DIRECTION:
Write out every line of the material exactly as it appears.

● ● ● ●

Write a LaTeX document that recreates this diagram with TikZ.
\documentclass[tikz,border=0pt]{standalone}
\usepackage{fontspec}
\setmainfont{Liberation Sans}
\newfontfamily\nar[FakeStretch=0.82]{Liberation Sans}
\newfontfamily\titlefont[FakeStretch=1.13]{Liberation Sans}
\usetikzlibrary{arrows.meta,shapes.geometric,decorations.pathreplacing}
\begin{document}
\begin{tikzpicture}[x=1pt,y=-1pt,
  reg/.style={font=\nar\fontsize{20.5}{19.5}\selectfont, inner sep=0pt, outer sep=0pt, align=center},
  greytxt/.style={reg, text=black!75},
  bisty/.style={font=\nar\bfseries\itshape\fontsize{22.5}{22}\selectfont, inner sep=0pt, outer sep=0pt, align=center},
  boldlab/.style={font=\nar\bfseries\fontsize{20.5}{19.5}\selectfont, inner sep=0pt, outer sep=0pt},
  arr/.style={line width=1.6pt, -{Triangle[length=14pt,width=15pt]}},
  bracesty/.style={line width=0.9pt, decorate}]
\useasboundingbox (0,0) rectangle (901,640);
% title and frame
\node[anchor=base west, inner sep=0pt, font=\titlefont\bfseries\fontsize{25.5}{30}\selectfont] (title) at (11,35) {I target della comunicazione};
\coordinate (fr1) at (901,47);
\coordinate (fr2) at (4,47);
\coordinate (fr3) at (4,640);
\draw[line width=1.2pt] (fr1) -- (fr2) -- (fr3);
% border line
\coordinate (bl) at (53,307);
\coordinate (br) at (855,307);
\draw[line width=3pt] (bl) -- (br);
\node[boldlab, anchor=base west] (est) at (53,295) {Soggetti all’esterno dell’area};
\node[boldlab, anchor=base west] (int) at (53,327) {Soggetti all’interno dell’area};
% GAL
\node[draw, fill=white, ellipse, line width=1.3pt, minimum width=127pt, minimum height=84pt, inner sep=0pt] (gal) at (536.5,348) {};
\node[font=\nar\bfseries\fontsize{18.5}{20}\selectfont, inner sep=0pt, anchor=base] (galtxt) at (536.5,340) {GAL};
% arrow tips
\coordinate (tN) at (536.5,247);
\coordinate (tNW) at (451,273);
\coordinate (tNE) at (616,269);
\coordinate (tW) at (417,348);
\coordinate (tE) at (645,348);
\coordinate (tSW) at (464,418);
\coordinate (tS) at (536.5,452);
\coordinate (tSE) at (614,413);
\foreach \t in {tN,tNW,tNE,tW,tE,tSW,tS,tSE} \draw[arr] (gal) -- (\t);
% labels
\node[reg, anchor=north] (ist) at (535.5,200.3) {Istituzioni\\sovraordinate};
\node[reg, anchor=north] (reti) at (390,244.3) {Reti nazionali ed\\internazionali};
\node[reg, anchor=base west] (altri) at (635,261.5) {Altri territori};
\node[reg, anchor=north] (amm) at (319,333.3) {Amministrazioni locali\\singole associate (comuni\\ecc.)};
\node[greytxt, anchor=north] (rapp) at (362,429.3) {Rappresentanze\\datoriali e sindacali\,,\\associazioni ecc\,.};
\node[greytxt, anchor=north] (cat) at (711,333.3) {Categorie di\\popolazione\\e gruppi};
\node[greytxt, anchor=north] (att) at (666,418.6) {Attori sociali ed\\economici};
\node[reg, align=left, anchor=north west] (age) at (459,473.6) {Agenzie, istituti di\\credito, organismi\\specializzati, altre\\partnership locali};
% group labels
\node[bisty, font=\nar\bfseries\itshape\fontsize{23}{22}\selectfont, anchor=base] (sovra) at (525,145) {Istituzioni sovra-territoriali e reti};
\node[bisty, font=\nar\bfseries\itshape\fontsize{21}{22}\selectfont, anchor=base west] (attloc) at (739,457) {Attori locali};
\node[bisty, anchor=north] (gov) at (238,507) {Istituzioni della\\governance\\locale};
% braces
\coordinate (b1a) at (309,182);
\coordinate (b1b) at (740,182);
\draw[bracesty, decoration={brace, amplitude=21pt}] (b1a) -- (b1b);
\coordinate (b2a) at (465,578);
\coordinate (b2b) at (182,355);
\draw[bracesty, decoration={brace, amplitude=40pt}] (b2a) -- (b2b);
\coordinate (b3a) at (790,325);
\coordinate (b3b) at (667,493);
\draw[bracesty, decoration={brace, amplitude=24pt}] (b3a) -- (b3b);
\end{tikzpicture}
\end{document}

● ● ● ●

CORRECT OUTPUT:
Write a LaTeX document that recreates this diagram with TikZ.
\documentclass[tikz,border=0pt]{standalone}
\usepackage{fontspec}
\setmainfont{Liberation Sans}
\newfontfamily\nar[FakeStretch=0.82]{Liberation Sans}
\newfontfamily\titlefont[FakeStretch=1.13]{Liberation Sans}
\usetikzlibrary{arrows.meta,shapes.geometric,decorations.pathreplacing}
\begin{document}
\begin{tikzpicture}[x=1pt,y=-1pt,
  reg/.style={font=\nar\fontsize{20.5}{19.5}\selectfont, inner sep=0pt, outer sep=0pt, align=center},
  greytxt/.style={reg, text=black!75},
  bisty/.style={font=\nar\bfseries\itshape\fontsize{22.5}{22}\selectfont, inner sep=0pt, outer sep=0pt, align=center},
  boldlab/.style={font=\nar\bfseries\fontsize{20.5}{19.5}\selectfont, inner sep=0pt, outer sep=0pt},
  arr/.style={line width=1.6pt, -{Triangle[length=14pt,width=15pt]}},
  bracesty/.style={line width=0.9pt, decorate}]
\useasboundingbox (0,0) rectangle (901,640);
% title and frame
\node[anchor=base west, inner sep=0pt, font=\titlefont\bfseries\fontsize{25.5}{30}\selectfont] (title) at (11,35) {I target della comunicazione};
\coordinate (fr1) at (901,47);
\coordinate (fr2) at (4,47);
\coordinate (fr3) at (4,640);
\draw[line width=1.2pt] (fr1) -- (fr2) -- (fr3);
% border line
\coordinate (bl) at (53,307);
\coordinate (br) at (855,307);
\draw[line width=3pt] (bl) -- (br);
\node[boldlab, anchor=base west] (est) at (53,295) {Soggetti all’esterno dell’area};
\node[boldlab, anchor=base west] (int) at (53,327) {Soggetti all’interno dell’area};
% GAL
\node[draw, fill=white, ellipse, line width=1.3pt, minimum width=127pt, minimum height=84pt, inner sep=0pt] (gal) at (536.5,348) {};
\node[font=\nar\bfseries\fontsize{18.5}{20}\selectfont, inner sep=0pt, anchor=base] (galtxt) at (536.5,340) {GAL};
% arrow tips
\coordinate (tN) at (536.5,247);
\coordinate (tNW) at (451,273);
\coordinate (tNE) at (616,269);
\coordinate (tW) at (417,348);
\coordinate (tE) at (645,348);
\coordinate (tSW) at (464,418);
\coordinate (tS) at (536.5,452);
\coordinate (tSE) at (614,413);
\foreach \t in {tN,tNW,tNE,tW,tE,tSW,tS,tSE} \draw[arr] (gal) -- (\t);
% labels
\node[reg, anchor=north] (ist) at (535.5,200.3) {Istituzioni\\sovraordinate};
\node[reg, anchor=north] (reti) at (390,244.3) {Reti nazionali ed\\internazionali};
\node[reg, anchor=base west] (altri) at (635,261.5) {Altri territori};
\node[reg, anchor=north] (amm) at (319,333.3) {Amministrazioni locali\\singole associate (comuni\\ecc.)};
\node[greytxt, anchor=north] (rapp) at (362,429.3) {Rappresentanze\\datoriali e sindacali\,,\\associazioni ecc\,.};
\node[greytxt, anchor=north] (cat) at (711,333.3) {Categorie di\\popolazione\\e gruppi};
\node[greytxt, anchor=north] (att) at (666,418.6) {Attori sociali ed\\economici};
\node[reg, align=left, anchor=north west] (age) at (459,473.6) {Agenzie, istituti di\\credito, organismi\\specializzati, altre\\partnership locali};
% group labels
\node[bisty, font=\nar\bfseries\itshape\fontsize{23}{22}\selectfont, anchor=base] (sovra) at (525,145) {Istituzioni sovra-territoriali e reti};
\node[bisty, font=\nar\bfseries\itshape\fontsize{21}{22}\selectfont, anchor=base west] (attloc) at (739,457) {Attori locali};
\node[bisty, anchor=north] (gov) at (238,507) {Istituzioni della\\governance\\locale};
% braces
\coordinate (b1a) at (309,182);
\coordinate (b1b) at (740,182);
\draw[bracesty, decoration={brace, amplitude=21pt}] (b1a) -- (b1b);
\coordinate (b2a) at (465,578);
\coordinate (b2b) at (182,355);
\draw[bracesty, decoration={brace, amplitude=40pt}] (b2a) -- (b2b);
\coordinate (b3a) at (790,325);
\coordinate (b3b) at (667,493);
\draw[bracesty, decoration={brace, amplitude=24pt}] (b3a) -- (b3b);
\end{tikzpicture}
\end{document}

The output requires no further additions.